▶ Aim
Both boundary lines count: repeat, exactly and alone, the lines from the one containing "Clone this chart in seaborn and matplotlib." to the one containing "import pandas as pd", with pictures left out.

▶ Data listing
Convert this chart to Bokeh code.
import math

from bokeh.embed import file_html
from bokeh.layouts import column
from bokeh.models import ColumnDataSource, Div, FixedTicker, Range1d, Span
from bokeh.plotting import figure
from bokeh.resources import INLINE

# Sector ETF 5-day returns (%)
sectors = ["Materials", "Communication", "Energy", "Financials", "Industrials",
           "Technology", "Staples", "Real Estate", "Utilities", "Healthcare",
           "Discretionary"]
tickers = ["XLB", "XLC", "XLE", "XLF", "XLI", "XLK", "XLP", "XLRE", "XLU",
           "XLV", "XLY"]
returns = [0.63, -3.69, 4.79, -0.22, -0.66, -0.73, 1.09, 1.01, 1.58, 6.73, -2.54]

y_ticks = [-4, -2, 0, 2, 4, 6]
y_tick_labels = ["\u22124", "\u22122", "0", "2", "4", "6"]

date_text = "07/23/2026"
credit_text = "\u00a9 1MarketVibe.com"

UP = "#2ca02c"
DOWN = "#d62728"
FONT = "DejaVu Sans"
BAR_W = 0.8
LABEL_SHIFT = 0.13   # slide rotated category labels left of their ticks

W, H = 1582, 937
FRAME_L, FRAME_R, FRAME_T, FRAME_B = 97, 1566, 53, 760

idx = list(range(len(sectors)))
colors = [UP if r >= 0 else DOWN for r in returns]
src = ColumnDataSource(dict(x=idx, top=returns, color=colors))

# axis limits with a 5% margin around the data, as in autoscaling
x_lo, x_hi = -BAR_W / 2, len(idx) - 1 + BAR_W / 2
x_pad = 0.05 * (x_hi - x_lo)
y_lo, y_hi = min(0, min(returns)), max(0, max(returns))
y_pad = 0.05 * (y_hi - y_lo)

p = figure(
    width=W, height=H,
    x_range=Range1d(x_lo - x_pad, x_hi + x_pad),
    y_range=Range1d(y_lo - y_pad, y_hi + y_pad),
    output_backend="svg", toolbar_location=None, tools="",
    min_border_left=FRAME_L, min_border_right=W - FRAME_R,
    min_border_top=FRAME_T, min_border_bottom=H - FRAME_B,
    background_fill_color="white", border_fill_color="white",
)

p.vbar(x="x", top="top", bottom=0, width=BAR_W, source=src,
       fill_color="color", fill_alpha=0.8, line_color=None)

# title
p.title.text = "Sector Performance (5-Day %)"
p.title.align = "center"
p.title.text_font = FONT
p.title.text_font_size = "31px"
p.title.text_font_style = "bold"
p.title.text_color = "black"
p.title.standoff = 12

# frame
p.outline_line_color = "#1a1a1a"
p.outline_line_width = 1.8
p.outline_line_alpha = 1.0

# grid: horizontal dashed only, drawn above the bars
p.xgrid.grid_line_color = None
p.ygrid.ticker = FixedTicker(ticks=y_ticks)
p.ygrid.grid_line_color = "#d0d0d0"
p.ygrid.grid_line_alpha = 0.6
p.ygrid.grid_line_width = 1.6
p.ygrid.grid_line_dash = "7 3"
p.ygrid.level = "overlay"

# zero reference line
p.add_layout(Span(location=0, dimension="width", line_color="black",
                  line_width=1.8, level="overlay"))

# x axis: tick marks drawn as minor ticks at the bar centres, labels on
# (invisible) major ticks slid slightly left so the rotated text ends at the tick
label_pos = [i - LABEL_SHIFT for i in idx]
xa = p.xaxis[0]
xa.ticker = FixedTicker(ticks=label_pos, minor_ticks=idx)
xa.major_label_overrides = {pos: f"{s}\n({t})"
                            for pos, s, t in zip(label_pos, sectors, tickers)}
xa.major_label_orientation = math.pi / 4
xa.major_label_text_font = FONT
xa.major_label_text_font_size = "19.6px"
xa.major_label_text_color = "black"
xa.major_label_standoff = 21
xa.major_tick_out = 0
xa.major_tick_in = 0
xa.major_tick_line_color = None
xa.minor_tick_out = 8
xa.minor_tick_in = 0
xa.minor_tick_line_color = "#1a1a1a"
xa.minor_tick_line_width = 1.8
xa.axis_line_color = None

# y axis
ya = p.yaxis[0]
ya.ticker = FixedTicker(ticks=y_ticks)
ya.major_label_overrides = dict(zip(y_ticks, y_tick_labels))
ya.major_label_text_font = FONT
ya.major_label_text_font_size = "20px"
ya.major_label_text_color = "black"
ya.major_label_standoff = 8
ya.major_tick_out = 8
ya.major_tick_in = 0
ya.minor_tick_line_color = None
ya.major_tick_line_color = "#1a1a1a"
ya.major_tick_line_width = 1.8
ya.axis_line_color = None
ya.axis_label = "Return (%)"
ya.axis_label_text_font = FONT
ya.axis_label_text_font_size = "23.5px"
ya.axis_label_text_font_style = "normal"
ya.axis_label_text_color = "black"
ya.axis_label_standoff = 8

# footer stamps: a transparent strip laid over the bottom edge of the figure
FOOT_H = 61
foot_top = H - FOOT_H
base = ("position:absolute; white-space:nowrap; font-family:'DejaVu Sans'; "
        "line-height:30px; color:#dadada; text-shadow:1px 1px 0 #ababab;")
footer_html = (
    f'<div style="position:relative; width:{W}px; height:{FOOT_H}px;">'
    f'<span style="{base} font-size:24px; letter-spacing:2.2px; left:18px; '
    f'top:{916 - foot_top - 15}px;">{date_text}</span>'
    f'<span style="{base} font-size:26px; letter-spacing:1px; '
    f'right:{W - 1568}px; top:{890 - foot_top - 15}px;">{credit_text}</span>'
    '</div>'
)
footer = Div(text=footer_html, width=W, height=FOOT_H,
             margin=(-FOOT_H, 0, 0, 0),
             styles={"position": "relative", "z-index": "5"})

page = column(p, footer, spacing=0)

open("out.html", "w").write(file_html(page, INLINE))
---
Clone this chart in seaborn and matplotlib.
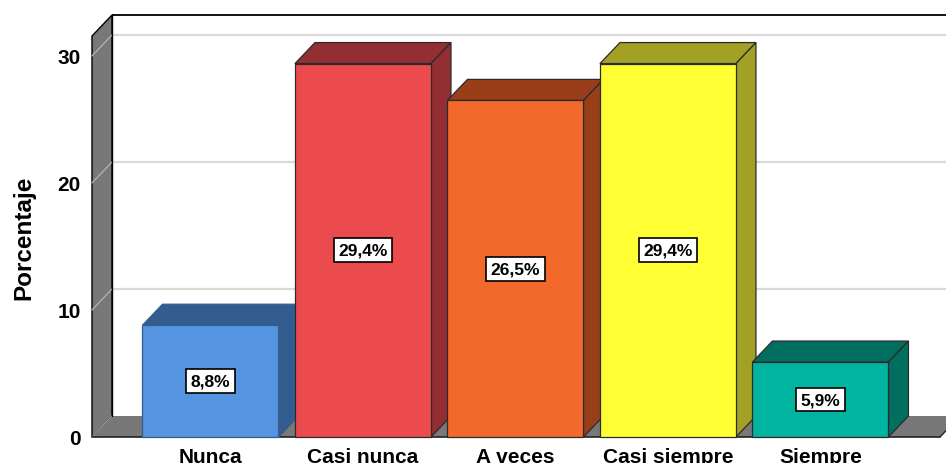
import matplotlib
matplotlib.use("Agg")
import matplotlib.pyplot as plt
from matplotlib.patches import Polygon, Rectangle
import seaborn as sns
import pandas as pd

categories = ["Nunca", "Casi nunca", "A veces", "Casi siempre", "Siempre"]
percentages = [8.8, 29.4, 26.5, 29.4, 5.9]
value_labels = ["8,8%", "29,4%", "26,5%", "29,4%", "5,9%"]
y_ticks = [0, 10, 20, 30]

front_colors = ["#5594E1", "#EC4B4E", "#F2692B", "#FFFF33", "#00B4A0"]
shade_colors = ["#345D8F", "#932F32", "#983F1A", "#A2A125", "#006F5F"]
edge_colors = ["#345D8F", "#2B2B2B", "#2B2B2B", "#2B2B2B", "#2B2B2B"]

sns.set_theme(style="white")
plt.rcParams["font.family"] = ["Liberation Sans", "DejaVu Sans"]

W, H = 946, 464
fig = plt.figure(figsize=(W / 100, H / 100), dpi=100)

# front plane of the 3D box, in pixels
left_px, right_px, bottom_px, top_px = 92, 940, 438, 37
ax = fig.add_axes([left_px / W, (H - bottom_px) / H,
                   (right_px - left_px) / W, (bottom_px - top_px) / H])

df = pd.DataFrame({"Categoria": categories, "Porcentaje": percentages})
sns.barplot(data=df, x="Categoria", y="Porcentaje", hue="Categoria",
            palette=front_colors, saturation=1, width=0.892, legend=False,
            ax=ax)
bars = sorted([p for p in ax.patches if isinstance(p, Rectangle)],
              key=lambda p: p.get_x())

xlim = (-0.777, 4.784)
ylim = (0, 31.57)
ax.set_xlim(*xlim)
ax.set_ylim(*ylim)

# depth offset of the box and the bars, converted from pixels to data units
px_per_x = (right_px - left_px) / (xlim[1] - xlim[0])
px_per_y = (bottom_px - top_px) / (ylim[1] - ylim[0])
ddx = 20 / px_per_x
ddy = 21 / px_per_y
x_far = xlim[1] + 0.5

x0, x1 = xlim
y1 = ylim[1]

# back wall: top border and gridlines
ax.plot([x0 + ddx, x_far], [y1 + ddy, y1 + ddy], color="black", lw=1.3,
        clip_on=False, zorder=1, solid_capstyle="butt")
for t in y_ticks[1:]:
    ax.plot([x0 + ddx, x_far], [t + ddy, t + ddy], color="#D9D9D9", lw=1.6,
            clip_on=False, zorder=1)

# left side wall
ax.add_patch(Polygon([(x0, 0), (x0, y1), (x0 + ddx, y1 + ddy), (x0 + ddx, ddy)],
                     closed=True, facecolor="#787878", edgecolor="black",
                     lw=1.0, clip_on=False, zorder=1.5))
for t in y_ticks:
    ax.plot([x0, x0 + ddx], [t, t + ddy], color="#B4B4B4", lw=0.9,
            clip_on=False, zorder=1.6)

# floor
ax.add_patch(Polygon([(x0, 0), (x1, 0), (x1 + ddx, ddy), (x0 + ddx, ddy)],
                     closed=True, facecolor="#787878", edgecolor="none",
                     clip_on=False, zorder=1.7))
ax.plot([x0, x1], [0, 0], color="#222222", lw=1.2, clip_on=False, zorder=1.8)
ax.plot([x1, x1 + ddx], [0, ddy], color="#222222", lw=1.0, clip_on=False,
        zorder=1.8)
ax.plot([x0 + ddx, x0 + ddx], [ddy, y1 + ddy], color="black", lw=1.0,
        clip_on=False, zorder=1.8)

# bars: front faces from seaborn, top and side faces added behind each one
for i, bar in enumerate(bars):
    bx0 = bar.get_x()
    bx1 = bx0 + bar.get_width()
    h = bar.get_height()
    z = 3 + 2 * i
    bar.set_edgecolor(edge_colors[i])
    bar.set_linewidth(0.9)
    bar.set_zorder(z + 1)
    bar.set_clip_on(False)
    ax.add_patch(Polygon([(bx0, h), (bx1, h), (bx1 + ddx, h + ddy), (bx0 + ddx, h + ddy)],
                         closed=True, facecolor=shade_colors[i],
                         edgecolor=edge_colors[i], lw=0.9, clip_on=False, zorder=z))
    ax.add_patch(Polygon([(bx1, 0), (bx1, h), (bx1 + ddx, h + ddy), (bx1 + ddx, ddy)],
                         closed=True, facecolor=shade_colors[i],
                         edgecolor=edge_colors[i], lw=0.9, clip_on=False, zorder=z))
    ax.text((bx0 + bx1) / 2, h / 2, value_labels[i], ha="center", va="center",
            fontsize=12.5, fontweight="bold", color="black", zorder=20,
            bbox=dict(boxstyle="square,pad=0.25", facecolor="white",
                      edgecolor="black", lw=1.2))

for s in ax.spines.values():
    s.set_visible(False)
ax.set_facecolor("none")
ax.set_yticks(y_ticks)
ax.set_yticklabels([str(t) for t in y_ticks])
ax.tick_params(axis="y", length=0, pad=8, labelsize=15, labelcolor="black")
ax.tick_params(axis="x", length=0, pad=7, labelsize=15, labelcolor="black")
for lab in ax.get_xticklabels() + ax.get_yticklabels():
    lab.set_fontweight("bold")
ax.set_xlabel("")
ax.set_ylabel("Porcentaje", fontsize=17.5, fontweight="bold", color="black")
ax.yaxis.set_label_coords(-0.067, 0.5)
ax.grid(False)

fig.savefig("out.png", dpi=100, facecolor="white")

▶ Response to this exercise
Clone this chart in seaborn and matplotlib.
import matplotlib
matplotlib.use("Agg")
import matplotlib.pyplot as plt
from matplotlib.patches import Polygon, Rectangle
import seaborn as sns
import pandas as pd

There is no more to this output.